Family members have shared many pieces of memorabilia with me; the overnight telegram bearing the news, letters of condolence from Buckingham Palace and the Minister of Militia and Defense for Canada, and a “Dead Man’s Penny”. Luckily, I caught a documentary on the memorial of the Great War which explained the bronze medallion was given to the families of the fallen in the Commonwealth in 1922. Circling the coin is inscribed “He died for freedom and honour". Lady Britannia stands holding an oak wreath above a rectangular tablet bearing the deceased’s name “Elmore Russell Randall”. No rank was included as no distinction was to be made between whose who had sacrificed their lives. The two swimming dolphins symbolize Britannia’s sea power. Below a second lion tears apart the German eagle. The reverse side is blank.
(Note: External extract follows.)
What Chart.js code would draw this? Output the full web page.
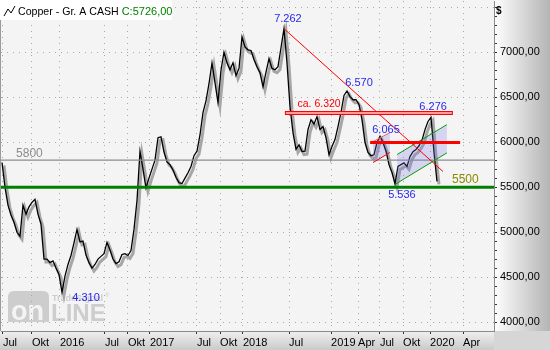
<!DOCTYPE html>
<html><head><meta charset="utf-8">
<script src="https://cdn.jsdelivr.net/npm/chart.js@4/dist/chart.umd.min.js"></script>
<style>html,body{margin:0;padding:0;background:#fff;}canvas{display:block}</style>
</head><body>
<canvas id="c" width="550" height="350"></canvas>
<script>
// ---- data ----
const titleText = "Copper - Gr. A CASH";
const lastCloseText = "C:5726,00";
// closes sampled at regular trading intervals, Jul 2015 .. Feb 2020
const prices = [
 5774,5500,5300,5190,5110,4998,4953,5300,5200,5280,
 5330,5364,5200,5090,4700,4700,4660,4680,4600,4530,
 4330,4510,4640,4740,4880,5031,4890,4900,4745,4660,
 4600,4640,4700,4730,4760,4887,4800,4700,4650,4670,
 4750,4760,4740,4795,5030,5350,5900,5700,5490,5600,
 5700,5800,6050,6060,5890,5780,5750,5690,5610,5550,
 5540,5600,5660,5730,5850,5900,6080,6328,6460,6650,
 6882,6661,6439,6800,7000,6882,6805,6882,6740,6820,
 7171,7060,7027,7020,6920,6838,6772,6616,6780,6930,
 6820,6805,6840,7050,7262,6882,6395,6106,5920,5970,
 5895,5900,6140,6250,6200,6284,6140,6173,6050,5860,
 5951,6029,6173,6330,6520,6570,6506,6472,6472,6420,
 6250,5996,5885,5850,5860,5996,6065,5996,5900,5750,
 5663,5536,5730,5750,5770,5730,5840,5895,5918,5960,
 6020,6140,6230,6276,5885,5563
];
const tickPositions = [0.33,10,19.3,34.3,42,49.3,65,72.7,80.3,95.7,109.7,118.7,126,133.7,142.7,153.7];
const tickLabels = ["Jul","Okt","2016","Jul","Okt","2017","Jul","Okt","2018","Jul","2019","Apr","Jul","Okt","2020","Apr"];
const yTickValues = [4000,4500,5000,5500,6000,6500,7000];

const refLevel = 5800;
const supportLevel = 5500;
const resistanceZone = {value:6320, from:94.3, to:150.3};
const resistanceLine = {value:5995, from:122.7, to:152.7};
const trendLine = [[94,7262],[147,5674]];
const channelUpper = [[131.7,5863],[148.3,6195]];
const channelLower = [[131.0,5530],[148.3,5881]];
const miniUpper = [[123.7,6007],[129.3,6106]];
const miniLower = [[123.7,5774],[129.3,5885]];
const peakLabels = [
  {text:"7.262", i:95.3, v:7370},
  {text:"6.570", i:119, v:6661},
  {text:"6.065", i:128, v:6140},
  {text:"6.276", i:143.7, v:6395},
  {text:"5.536", i:133.3, v:5408},
  {text:"4.310", i:28, v:4266}
];
const levelLabels = [
  {text:"5800", i:4.7, v:5877, kind:"ref"},
  {text:"5500", i:150, v:5585, kind:"support"},
  {text:"ca. 6.320", i:105.7, v:6428, kind:"res"}
];

// ---- chart ----
const FONT = "'Liberation Sans', Arial, sans-serif";
Chart.defaults.font.family = FONT;

const points = prices.map((p,i)=>({x:i, y:p}));

const bgPlugin = {
  id:'bg',
  beforeDraw(chart){
    const {ctx, chartArea:a, width, height} = chart;
    ctx.save();
    ctx.fillStyle='#f4f4f4'; ctx.fillRect(0,0,a.right,a.bottom);
    let g = ctx.createLinearGradient(a.right,0,width,0);
    g.addColorStop(0,'#ffffff'); g.addColorStop(1,'#b4b4b4');
    ctx.fillStyle=g; ctx.fillRect(a.right,0,width-a.right,a.bottom);
    g = ctx.createLinearGradient(0,a.bottom,0,height);
    g.addColorStop(0,'#f0f0f0'); g.addColorStop(1,'#cacaca');
    ctx.fillStyle=g; ctx.fillRect(0,a.bottom,a.right,height-a.bottom);
    ctx.fillStyle='#d6d6d6'; ctx.fillRect(a.right,a.bottom,width-a.right,height-a.bottom);
    // watermark logo
    const wx=8, wy=291;
    ctx.fillStyle='#cdcdcd';
    const r=6, w=41, h=31;
    ctx.beginPath();
    ctx.moveTo(wx+r,wy); ctx.lineTo(wx+w-r,wy); ctx.quadraticCurveTo(wx+w,wy,wx+w,wy+r);
    ctx.lineTo(wx+w,wy+h); ctx.lineTo(wx,wy+h); ctx.lineTo(wx,wy+r); ctx.quadraticCurveTo(wx,wy,wx+r,wy);
    ctx.fill();
    ctx.font="bold 27px "+FONT; ctx.textBaseline='alphabetic'; ctx.textAlign='left';
    ctx.fillStyle='#f4f4f4'; ctx.fillText('on', wx+3, wy+h-2);
    ctx.fillStyle='#cdcdcd'; ctx.font="bold 24px "+FONT; ctx.fillText('LINE', wx+w+2, wy+h-1);
    ctx.font="bold 9px "+FONT; ctx.fillText('TradeSignal', wx+w+3, wy+10);
    ctx.font="6px "+FONT; ctx.fillText('®', wx+w+56, wy+6);
    ctx.restore();
  },
  beforeDatasetDraw(chart,args){
    if(args.index===1){ chart.ctx.save(); chart.ctx.translate(2,3); }
  },
  afterDatasetDraw(chart,args){
    if(args.index===1){ chart.ctx.restore(); }
  },
  afterDatasetsDraw(chart){
    const {ctx, chartArea:a} = chart;
    const xs=chart.scales.x, ys=chart.scales.y;
    const px=i=>xs.getPixelForValue(i), py=v=>ys.getPixelForValue(v);
    ctx.save();
    ctx.beginPath(); ctx.rect(a.left,a.top,a.right-a.left,a.bottom-a.top); ctx.clip();
    ctx.strokeStyle='#8c8c8c'; ctx.lineWidth=1.3;
    ctx.beginPath(); ctx.moveTo(a.left,py(refLevel)); ctx.lineTo(a.right,py(refLevel)); ctx.stroke();
    ctx.strokeStyle='#008000'; ctx.lineWidth=3;
    ctx.beginPath(); ctx.moveTo(a.left,py(supportLevel)); ctx.lineTo(a.right,py(supportLevel)); ctx.stroke();
    const poly=(u,l)=>{
      ctx.beginPath();
      ctx.moveTo(px(u[0][0]),py(u[0][1])); ctx.lineTo(px(u[1][0]),py(u[1][1]));
      ctx.lineTo(px(l[1][0]),py(l[1][1])); ctx.lineTo(px(u[0][0]),py(l[0][1]+(l[1][1]-l[0][1])*(u[0][0]-l[0][0])/(l[1][0]-l[0][0])));
      ctx.closePath(); ctx.fill();
    };
    ctx.fillStyle='rgba(120,120,230,0.25)';
    poly(channelUpper,channelLower);
    poly(miniUpper,miniLower);
    const seg=(s,c,w)=>{ctx.strokeStyle=c; ctx.lineWidth=w; ctx.beginPath(); ctx.moveTo(px(s[0][0]),py(s[0][1])); ctx.lineTo(px(s[1][0]),py(s[1][1])); ctx.stroke();};
    seg(channelUpper,'#00a000',1); seg(channelLower,'#00a000',1);
    seg(miniUpper,'#ff6060',1); seg(miniLower,'#ff0000',1);
    seg(trendLine,'#ff0000',1);
    const zy=Math.round(py(resistanceZone.value));
    const zx0=px(resistanceZone.from), zx1=px(resistanceZone.to);
    ctx.fillStyle='#ff0000'; ctx.fillRect(zx0,zy-2,zx1-zx0,4);
    ctx.fillStyle='#ff9a9a'; ctx.fillRect(zx0+1,zy-1,zx1-zx0-2,2);
    ctx.strokeStyle='#ff0000'; ctx.lineWidth=3;
    ctx.beginPath(); ctx.moveTo(px(resistanceLine.from),py(resistanceLine.value)); ctx.lineTo(px(resistanceLine.to),py(resistanceLine.value)); ctx.stroke();
    ctx.restore();
    ctx.save();
    ctx.textBaseline='middle';
    ctx.font="11px "+FONT; ctx.textAlign='center'; ctx.fillStyle='#2828f0';
    peakLabels.forEach(l=>ctx.fillText(l.text,px(l.i),py(l.v)));
    levelLabels.forEach(l=>{
      if(l.kind==='ref'){ctx.fillStyle='#8c8c8c'; ctx.font="12px "+FONT; ctx.textAlign='left';}
      else if(l.kind==='support'){ctx.fillStyle='#8a8a00'; ctx.font="12px "+FONT; ctx.textAlign='left';}
      else {ctx.fillStyle='#ff0000'; ctx.font="10.5px "+FONT; ctx.textAlign='center';}
      ctx.fillText(l.text,px(l.i),py(l.v));
    });
    ctx.restore();
  },
  afterDraw(chart){
    const {ctx, chartArea:a} = chart;
    ctx.save();
    ctx.strokeStyle='#9a9a9a'; ctx.lineWidth=1;
    ctx.beginPath(); ctx.moveTo(a.left-0.5,a.top); ctx.lineTo(a.left-0.5,a.bottom); ctx.stroke();
    ctx.fillStyle='#ffffff'; ctx.fillRect(0,0,172,20);
    ctx.strokeStyle='#000'; ctx.lineWidth=1;
    ctx.beginPath(); ctx.moveTo(4,16); ctx.lineTo(8,9); ctx.lineTo(11,13); ctx.lineTo(15,6); ctx.stroke();
    ctx.font="10.6px "+FONT; ctx.textBaseline='alphabetic'; ctx.textAlign='left';
    ctx.fillStyle='#000'; ctx.fillText(titleText,18,15);
    const w=ctx.measureText(titleText).width;
    ctx.fillStyle='#008000'; ctx.font="11px "+FONT; ctx.fillText(lastCloseText,18+w+3,15);
    ctx.fillStyle='#000'; ctx.font="bold 10px "+FONT; ctx.fillText('$',496,14);
    ctx.restore();
  }
};

new Chart(document.getElementById('c'), {
  type:'line',
  data:{datasets:[
    {data:points, borderColor:'#000000', borderWidth:1.3, pointRadius:0, tension:0, order:0},
    {data:points, borderColor:'#a6a6a6', borderWidth:3, pointRadius:0, tension:0, order:1}
  ]},
  options:{
    responsive:false, animation:false, devicePixelRatio:1,
    layout:{padding:{left:1, top:1, right:0, bottom:0}},
    plugins:{legend:{display:false}, tooltip:{enabled:false}},
    scales:{
      x:{type:'linear', min:-0.33, max:164, position:'bottom',
        afterFit:s=>{s.height=19; s.paddingLeft=0; s.paddingRight=0;},
        afterBuildTicks:s=>{s.ticks=tickPositions.map(v=>({value:v}));},
        ticks:{autoSkip:false, maxRotation:0, minRotation:0, align:'start', padding:2,
          color:'#000', font:{size:11, family:FONT},
          callback:(v,i)=>tickLabels[i]},
        grid:{color:'#a8a8a8', tickColor:'#303030', tickLength:3, lineWidth:1},
        border:{display:true, color:'#8a8a8a', dash:[1,5]}
      },
      y:{type:'linear', position:'right', min:3900, max:7570,
        afterFit:s=>{s.width=56; s.paddingTop=0; s.paddingBottom=0;},
        afterBuildTicks:s=>{const t=[]; for(let v=4000; v<=7500; v+=100) t.push({value:v}); s.ticks=t;},
        ticks:{autoSkip:false, padding:3, color:'#000', font:{size:11, family:FONT},
          callback:v=> yTickValues.includes(v) ? v.toFixed(2).replace('.',',') : ''},
        grid:{color:c=> (c.tick && c.tick.value%500===0) ? '#a8a8a8' : 'rgba(0,0,0,0)', tickColor:'#303030', tickLength:3, lineWidth:1},
        border:{display:true, color:'#8a8a8a', dash:[1,5]}
      }
    }
  },
  plugins:[bgPlugin]
});
</script>
</body></html>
When I attend the service at the Cenotaph in Victoria Park this year on November 11, it will take on more meaning than in past years. My uncle lies in a foreign land in a grave no member of his family has ever seen.No record of his name appears in Cobourg that I have found. Our family is recognizing his sacrifice by placing a brick in Victoria Square with others of his family and he will always hold a place of honour in my family tree. I am a grateful nephew.